By Nnamdi Akpa (Abakaliki) and Joke Falaju (Abuja)
10 August 2019   |   3:11 am
Ebonyi State government yesterday said that not less than 16 persons have been confirmed dead and dozens still in critical conditions following the outbreak of yellow fever.

• Experts Blame EIDs On Ecosystem Disruption
Ebonyi State government yesterday said that not less than 16 persons have been confirmed dead and dozens still in critical conditions following the outbreak of yellow fever.

Confirming the deaths to journalists in Abakaliki, the Permanent Secretary in the Ministry of Health, Dr. Chris Achi, said the incident took place in Ndungele community, Izzi Council, noting that the news came to him through a native.

He told newsmen that mysterious deaths had been occurring in the area, adding that before now the ministry had sensitised the people in rural areas to notify them when they experience strange things.

Achi advised residents to make use of health facilities in each of the 171 political wards in the state.

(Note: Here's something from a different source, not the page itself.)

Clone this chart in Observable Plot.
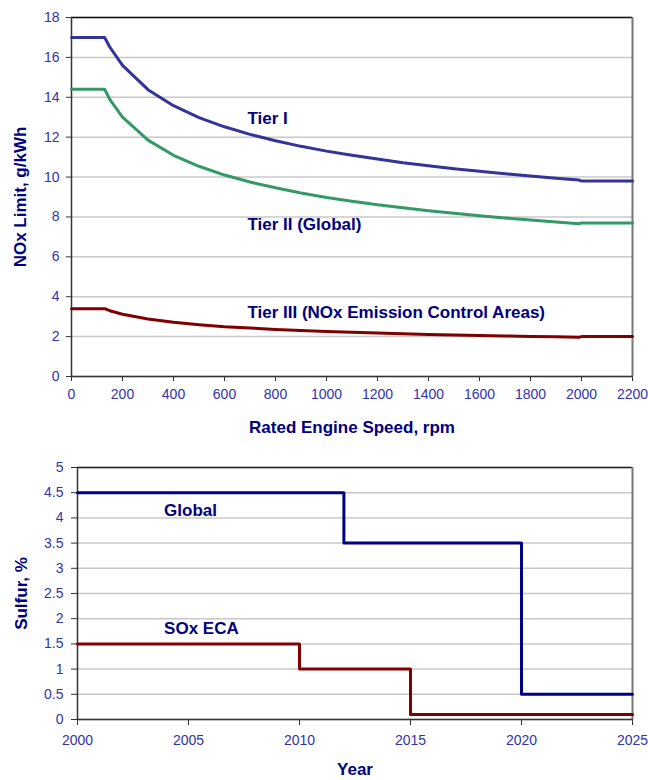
<!DOCTYPE html>
<html>
<head>
<meta charset="utf-8">
<script src="https://cdn.jsdelivr.net/npm/d3@7"></script>
<script src="https://cdn.jsdelivr.net/npm/@observablehq/plot@0.6"></script>
<style>
  body { margin: 0; background: #fff; }
  #charts { width: 648px; }
  #charts svg { display: block; overflow: visible; }
  [aria-label="x-axis label"] text, [aria-label="y-axis label"] text {
    font-weight: bold; font-size: 17px; fill: #000080;
  }
</style>
</head>
<body>
<div id="charts"></div>
<script>
// NOx limits by rated engine speed (rpm)
const speeds  = [0, 130, 150, 200, 300, 400, 500, 600, 700, 800, 900, 1000, 1100, 1200, 1300, 1400, 1500, 1600, 1700, 1800, 1900, 1990, 2000, 2200];
const tierI   = [17.0, 17.0, 16.52, 15.60, 14.38, 13.58, 12.98, 12.52, 12.14, 11.82, 11.54, 11.30, 11.09, 10.90, 10.72, 10.57, 10.42, 10.29, 10.17, 10.05, 9.94, 9.85, 9.8, 9.8];
const tierII  = [14.4, 14.4, 13.90, 13.01, 11.85, 11.09, 10.54, 10.10, 9.75, 9.46, 9.20, 8.98, 8.79, 8.61, 8.46, 8.31, 8.18, 8.06, 7.95, 7.85, 7.75, 7.66, 7.7, 7.7];
const tierIII = [3.4, 3.4, 3.30, 3.12, 2.88, 2.72, 2.60, 2.50, 2.43, 2.36, 2.31, 2.26, 2.22, 2.18, 2.14, 2.11, 2.08, 2.06, 2.03, 2.01, 1.99, 1.97, 2.0, 2.0];
const noxTicksX = d3.range(0, 2201, 200);
const noxTicksY = d3.range(0, 19, 2);
const noxLabels = [
  {text: "Tier I", x: 690, y: 12.95},
  {text: "Tier II (Global)", x: 690, y: 7.6},
  {text: "Tier III (NOx Emission Control Areas)", x: 690, y: 3.2}
];

// Fuel sulfur limits by year (step changes)
const globalYears = [2000, 2012, 2020, 2025];
const globalSulfur = [4.5, 3.5, 0.5, 0.5];
const ecaYears = [2000, 2010, 2015, 2025];
const ecaSulfur = [1.5, 1.0, 0.1, 0.1];
const soxTicksX = [2000, 2005, 2010, 2015, 2020, 2025];
const soxTicksY = d3.range(0, 5.01, 0.5);
const soxLabels = [
  {text: "Global", x: 2003.9, y: 4.15},
  {text: "SOx ECA", x: 2003.9, y: 1.8}
];

const font = "'Liberation Sans', Arial, sans-serif";
const tickFill = "#3333aa";
const labelFill = "#000080";
const plain = d => String(d);

const nox = speeds.flatMap((s, i) => [
  {speed: s, value: tierI[i], tier: "Tier I"},
  {speed: s, value: tierII[i], tier: "Tier II"},
  {speed: s, value: tierIII[i], tier: "Tier III"}
]);

const noxChart = Plot.plot({
  width: 648, height: 445,
  marginLeft: 71, marginRight: 16, marginTop: 17, marginBottom: 69,
  style: {fontFamily: font, background: "#fff", overflow: "visible"},
  x: {domain: [0, 2200]},
  y: {domain: [0, 18]},
  color: {domain: ["Tier I", "Tier II", "Tier III"], range: ["#333399", "#339966", "#800000"]},
  marks: [
    Plot.gridY(noxTicksY, {stroke: "#c8c8c8", strokeOpacity: 1, strokeWidth: 1.5}),
    Plot.ruleY([18], {stroke: "#111", strokeWidth: 1.5}),
    Plot.ruleX([2200], {stroke: "#777", strokeWidth: 2}),
    Plot.ruleX([0], {stroke: "#333", strokeWidth: 1.5}),
    Plot.ruleY([0], {stroke: "#333", strokeWidth: 1.5}),
    Plot.axisX(noxTicksX, {tickSize: 5, tickPadding: 8, stroke: "#333", fill: tickFill, fontSize: 14,
      tickFormat: plain, label: "Rated Engine Speed, rpm", labelArrow: "none",
      labelAnchor: "center", labelOffset: 56}),
    Plot.axisY(noxTicksY, {tickSize: 5, tickPadding: 7, stroke: "#333", fill: tickFill, fontSize: 14,
      tickFormat: plain, label: "NOx Limit, g/kWh", labelArrow: "none",
      labelAnchor: "center", labelOffset: 58}),
    Plot.line(nox, {x: "speed", y: "value", z: "tier", stroke: "tier", strokeWidth: 3}),
    Plot.text(noxLabels, {x: "x", y: "y", text: "text", textAnchor: "start", fill: labelFill,
      fontSize: 17, fontWeight: "bold"})
  ]
});

const sox = [
  ...globalYears.map((y, i) => ({year: y, value: globalSulfur[i], zone: "Global"})),
  ...ecaYears.map((y, i) => ({year: y, value: ecaSulfur[i], zone: "SOx ECA"}))
];

const soxChart = Plot.plot({
  width: 648, height: 335,
  marginLeft: 77, marginRight: 16, marginTop: 22, marginBottom: 61,
  style: {fontFamily: font, background: "#fff", overflow: "visible"},
  x: {domain: [2000, 2025]},
  y: {domain: [0, 5]},
  color: {domain: ["Global", "SOx ECA"], range: ["#000080", "#800000"]},
  marks: [
    Plot.gridY(soxTicksY, {stroke: "#c8c8c8", strokeOpacity: 1, strokeWidth: 1.5}),
    Plot.ruleY([5], {stroke: "#222", strokeWidth: 1.5}),
    Plot.ruleX([2025], {stroke: "#777", strokeWidth: 2}),
    Plot.ruleX([2000], {stroke: "#333", strokeWidth: 1.5}),
    Plot.ruleY([0], {stroke: "#333", strokeWidth: 1.5}),
    Plot.axisX(soxTicksX, {tickSize: 6, tickPadding: 10, stroke: "#333", fill: tickFill, fontSize: 14,
      tickFormat: plain, label: "Year", labelArrow: "none", labelAnchor: "center", labelOffset: 55}),
    Plot.axisY(soxTicksY, {tickSize: 6, tickPadding: 8, stroke: "#333", fill: tickFill, fontSize: 14,
      tickFormat: plain, label: "Sulfur, %", labelArrow: "none", labelAnchor: "center", labelOffset: 63}),
    Plot.line(sox, {x: "year", y: "value", z: "zone", stroke: "zone", strokeWidth: 3, curve: "step-after"}),
    Plot.text(soxLabels, {x: "x", y: "y", text: "text", textAnchor: "start", fill: labelFill,
      fontSize: 17, fontWeight: "bold"})
  ]
});

document.getElementById("charts").append(noxChart, soxChart);
</script>
</body>
</html>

Meanwhile, medical experts have attributed the recurrence of Emerging Infectious Diseases (EIDs) to the inability of government to control the disruption of the ecosystem through human activities.

The experts stated this yesterday during the 5th African Conference on Emerging Infectious Diseases and Biosecurity organised by Global Emerging Pathogens Treatment Consortium (GET) in Abuja.

GET principal investigator, Prof. Akin Abayomi, noted that Africa had been destroying the ecosystem through the felling the forests, causing animals to move out of the forest into the human communities.

Shrinking natural resources, he said, is creating human competition for water leading to demographic conflict.

The don stressed the need for government to spend more on health care delivery research and creation of awareness, lamenting the lag between what government should be spending and what is being spent.

The chief operating officer, GET, Dr. Dotun Babadoye, lamented that the impact of changing climate and the increasing security challenges in Africa were having a combined effect on EIDs and biosecurity threat in the continent.